CLAUDIUS O, ’tis too true.
[aside] How smart a lash that speech doth give my conscience!
The harlot’s cheek beautied with plastering art
Is not more ugly to the thing that helps it
Than is my deed to my most painted word.
O heavy burden!
POLONIUS I hear him coming – withdraw, my lord.
[King and Polonius hide behind an arras] (3.1.48-54)
O, ’tis too true, yes, Polonius, you’re so correct, so wise, people do often conceal things behind a veneer of piety, people are indeed hypocrites. Claudius is rattled: the whole speech is sometimes made an aside, but the next bit certainly is, his first aside in the play. He’s suspicious of what Hamlet’s up to, but he’s also starting to feel the weight of his crime, although he doesn’t give any indication here as to what that crime might be. How smart a lash that speech doth give my conscience! That was a bit close to the bone, that blithe, sententious acknowledgement of dissembling and hypocrisy! And then an appropriately ugly, misogynist conceit, appropriate to what Claudius and Polonius are doing: the harlot’s cheek beautied with plastering art—the whore, whose beauty is not even skin deep, but rather achieved cosmetically, laid on with a trowel, is not more ugly to the thing that helps it, is not more unattractive in comparison to that which is concealing it, than is my deed to my most painted word. Everything I say, all my fine speeches and rhetoric, my gracious diplomacy and elegant compliments: they’re just glossing over something intrinsically foul. (An early modern audience would assume that the prostitute is probably so thickly painted because her skin bears the marks of syphilis; her paint—which, as lead-based ceruse, will also have destroyed her skin—is a thin layer which conceals rottenness. It’s a recurrent conceit in the play.) O heavy burden! I’m weighed down by it!
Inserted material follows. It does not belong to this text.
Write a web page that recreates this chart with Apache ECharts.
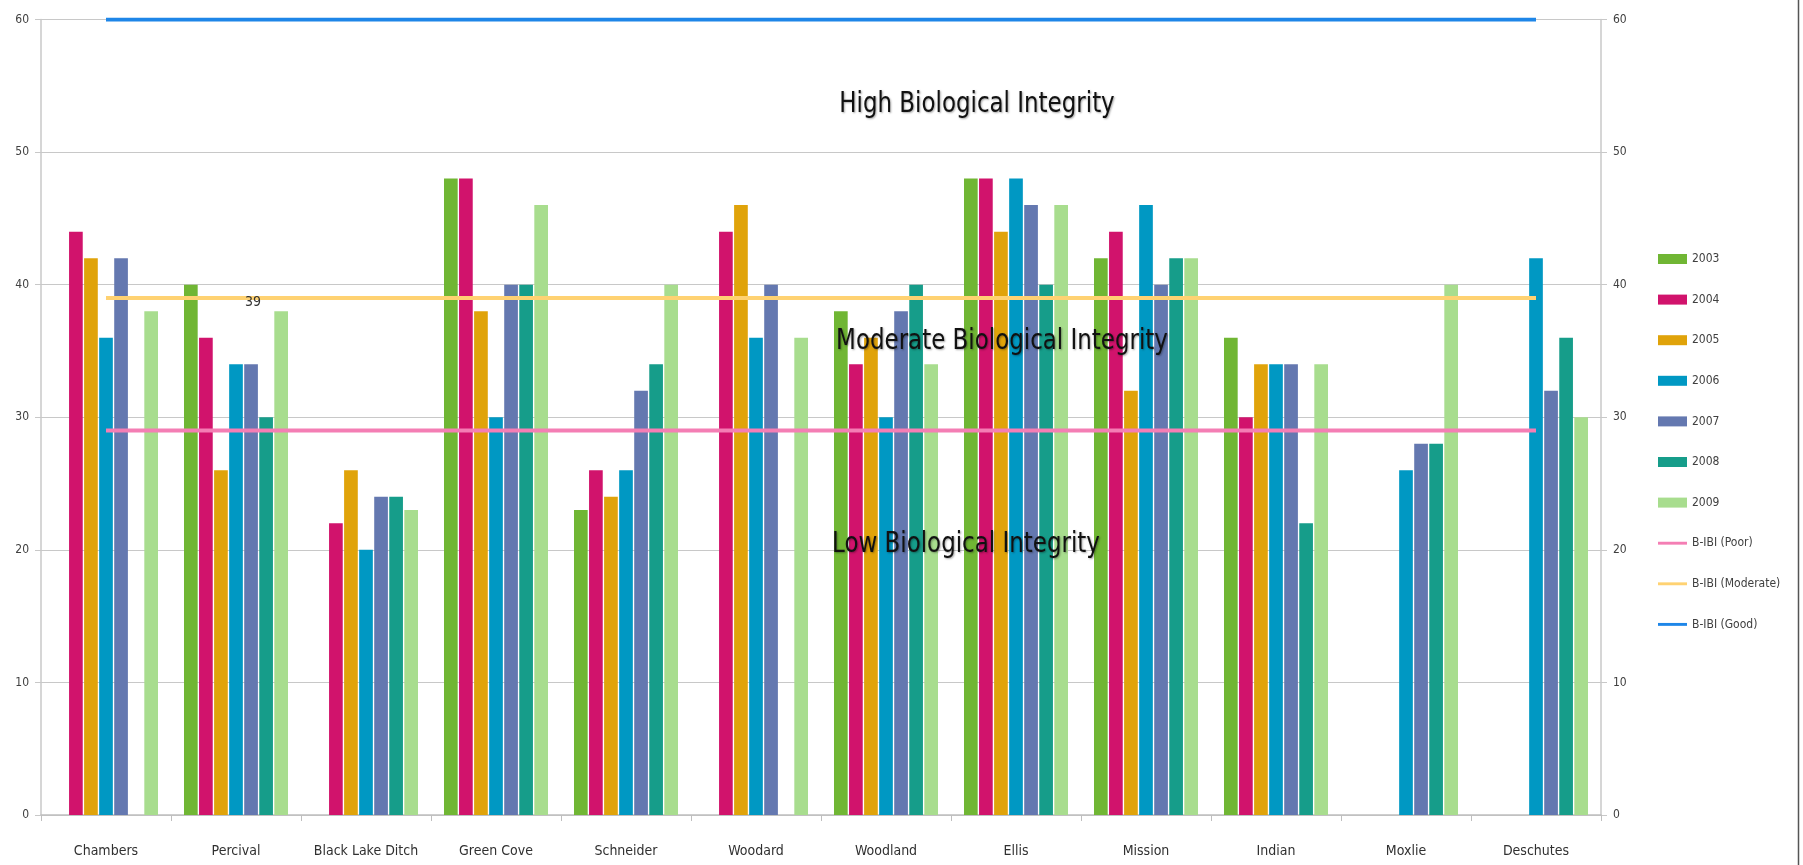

Polonius is fussing: I hear him coming—withdraw, my lord. Come ON, we’ve got to hide. The arras is supplied editorially, but it’s referred to later on—and an early modern audience would probably expect them to hide behind such a wall-hanging, associated in many other sources with eavesdropping and illicit surveillance. And so Ophelia is left stranded with her book, waiting, and the audience wait with her.